Handsome, intelligent and the always the consummate gentleman, Ted Bundy wore a convincing mask, never revealing what evil lurked within. Considered one of the most notorious mass-murderers in history -- ranking up there with Jeffrey Dahmer, John Wayne Gacy and Albert DeSalvo -- Bundy employed a mixed bag of tricks to entice and entrap the 30+ victims he brutally tortured, raped and ultimately killed (Axthelm & Ryan, 1989).
Popular crime writer Ann Rule penned a personal account of the time she spent working with Bundy at a suicide prevention and crisis hotline. Her book, entitled The Stranger Beside Me, details her experiences while she was a student at the University of Washington, majoring in abnormal psychology.
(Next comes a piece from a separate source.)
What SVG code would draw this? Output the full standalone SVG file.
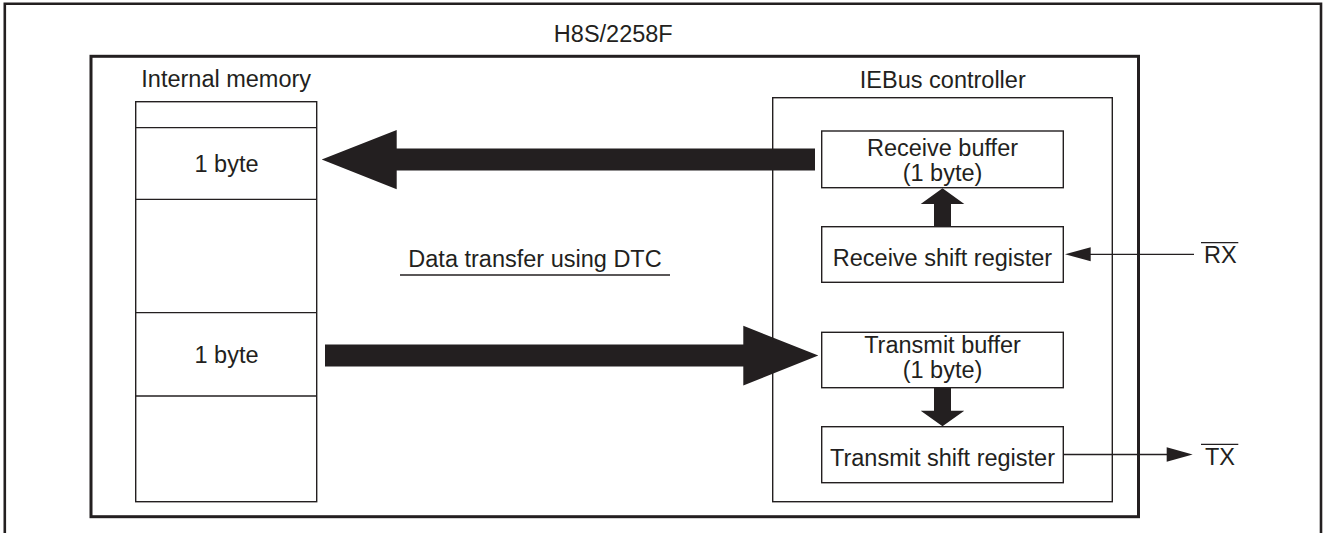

Most shocking of all, however, was the fact that Rule had already been contracted to write a book on the "Ted" murders, not knowing the subject of her research was sitting right next to her nearly every day (96.08seltzer4.html).
I. Childhood Indications Kids will be kids, except when they hurt, torture or kill animals. That, say behaviorists, is one of the significant indications of underlying psychological trouble. Bundy, along with murderer Charlie Manson, Jeffrey Dahmer and most other killers of this sort, began their torturous abuse on animals. The evidence that childhood animal abuse ultimately leads to adulthood crimes is irrefutable.
Senator Ed Perlmutter, who sponsored a bill to stiffen the punishment of animal cruelty charges, has no doubt that animal cruelty is linked with "much more serious crimes" (Sanko, 1997; 38A) later in life. It is as though the animals act as practice tools until the time is right to graduate up to humans. But with the help of new laws currently being passed in several states, law enforcement is now taking a closer look at the connection (Capuzzo, 1996).